This page lists sofware packages that “understand” CF Data. If you have any additions or corrections for this page, please submit an issue on the CF Website GitHub repo (see the Contributing Guide for more details).
For a software package to be listed on this page, it must …. The description of each software package should give some indication of the level of support for CF.
The cf-checker is a python tool to check compliance of netCDF files against the CF Convention. It can be run as a command-line tool, via a web interface (available at NCAS and CEDA) or imported as a python library. The cf-checker verifies conformance according to the requirements and recommendations laid out in the CF Conformance Document. It is possible to check conformance against any CF version.
The IOOS Compliance Checker is a python based tool for data providers to check for completeness and community standard compliance of local or remote netCDF files against CF, ACDD, and IOOS Metadata Profile file standards. The Compliance Checker can be used as a command-line tool or as a library that can be integrated into other software.

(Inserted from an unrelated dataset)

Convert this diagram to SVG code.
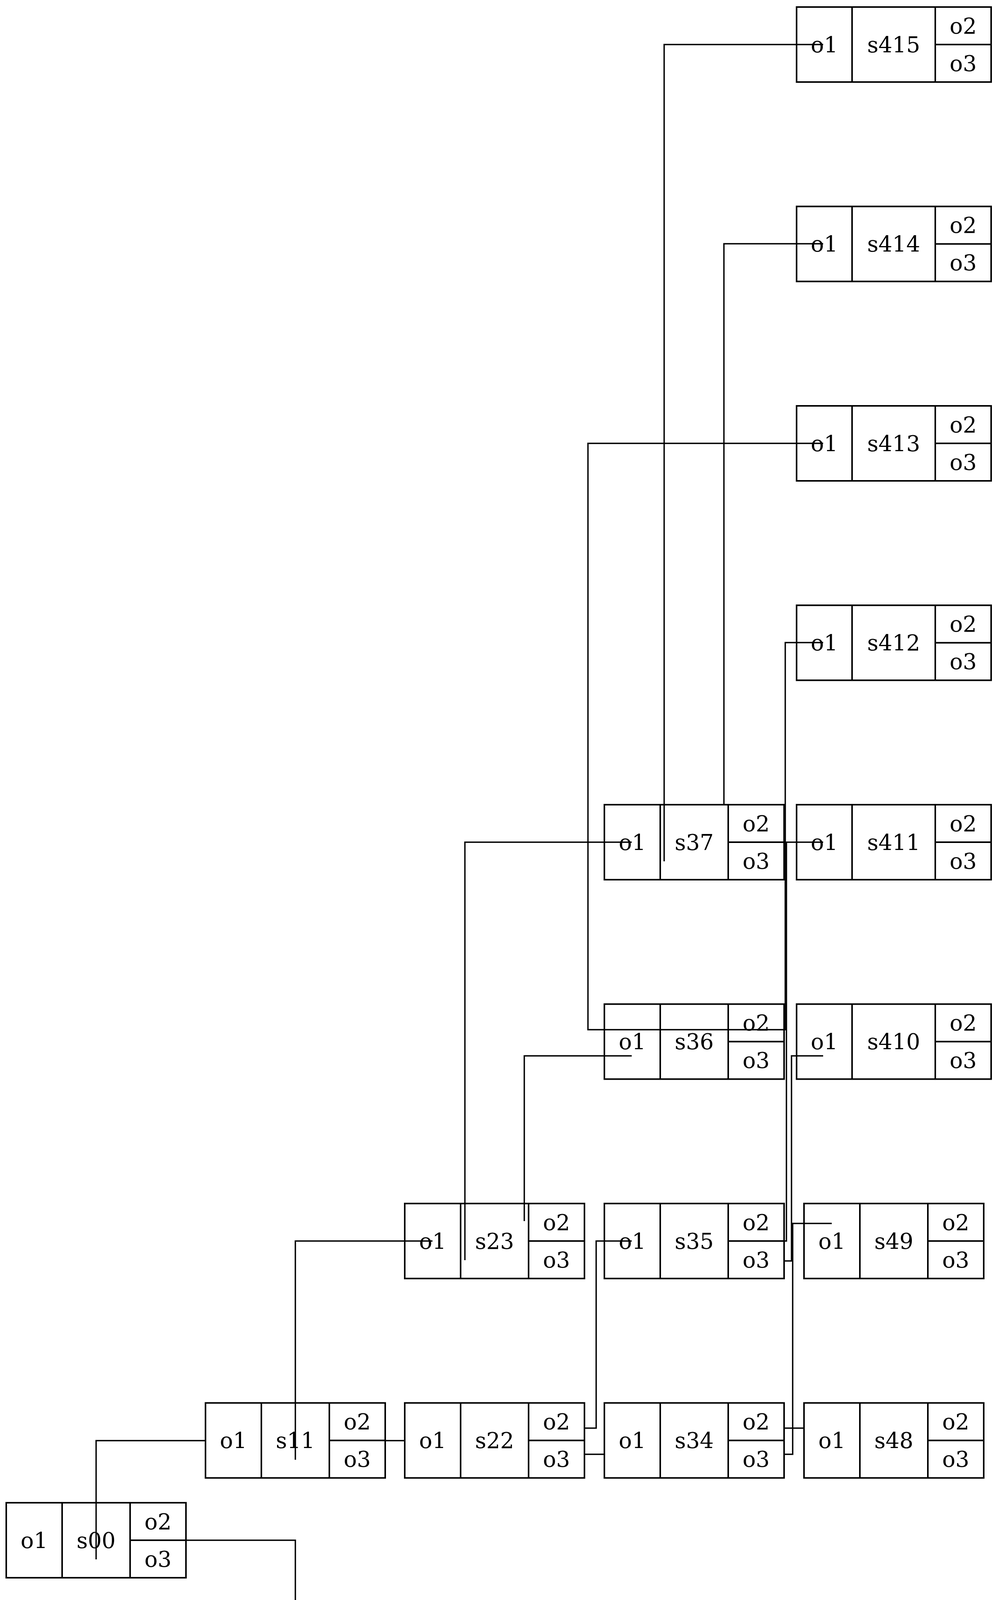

The Compliance Checker also includes a web-based version that enables a broader audience and improve accessibility for the checker. With the web version, providers can simply provide a link or upload their datasets and get the full suite of capabilities that Compliance Checker offers.
The cfdm Python package implements the CF data model for its internal data structures and so is able to process any CF-compliant dataset. It is not strict about CF-compliance, however, so that partially conformant datasets may be ingested from existing datasets and written to new datasets. This is so that datasets which are partially conformant may nonetheless be modified in memory.
The Python cf package, “cf-python”, is an Earth Science data analysis library. It is built on cfdm and implements the CF data model for its internal data structures so is able to process any CF-compliant dataset. It can read, write and inspect field constructs and manipulate the data and metadata therein by means of statistical operations, collapsing, subspacing, regridding and more. Field constructs from cf can also be visualised with the cf-plot package.
cf-plot is a set of Python functions for making common contour, vector and line plots that climate researchers use. cf-plot generally uses cf-python to present the data and CF attributes for plotting. It can also use numpy arrays of data as the input fields making for flexible plotting of data. cf-plot uses the Python numpy, matplotlib and scipy libraries.
Iris implements a data model based on the CF conventions giving you a powerful, format-agnostic interface for working with your data. It excels when working with multi-dimensional Earth Science data, where tabular representations become unwieldy and inefficient.
CF Standard names, units, and coordinate metadata are built into Iris, giving you a rich and expressive interface for maintaining an accurate representation of your data.
The netCDF Flattener Python package takes netCDF objects that use groups and flattens them while preserving references as described in the Groups section of the CF Conventions. The resulting object is logically equivalent to the original, and can be processed by software that isn’t able to work with files that use netCDF-4 groups.
The netCDF Java library provides an interface for scientific data access. It can be used to read scientific data from a variety of file formats including netCDF, HDF, GRIB, BUFR, and many others, as well as a variety of remote data access protocols. It implements the Unidata Common Data Model which uses CF and other metadata convention in its Coordinate System and Scientific Feature Type layers. NetCDF-Java can write netCDF-3/4 files that conform to the CF Metadata Conventions.
The THREDDS Data Server (TDS) is a web server that provides metadata and data access for scientific datasets, using OPeNDAP, OGC WMS and WCS, HTTP, and other remote data access protocols. It is also capable of mapping CF metadata to ISO-19115 though the use of ncISO. The TDS can use the NetCDF Markup Language (NcML) to modify datasets in-memory to aid in CF conformance without the need to rewrite the files as stored on disk. The NetCDF Subset Service allows users to subset CF compliant datasets in coordinate space using a REST API. The service returns subsets as CF compliant netCDF-3/4 files, in addition to other formats.
Xarray is a python package designed for working with labelled, multi-dimensional array data, built around the netCDF data model. It uses CF conventions in several ways, such as encoding / decoding variables and interpreting metadata for visualization.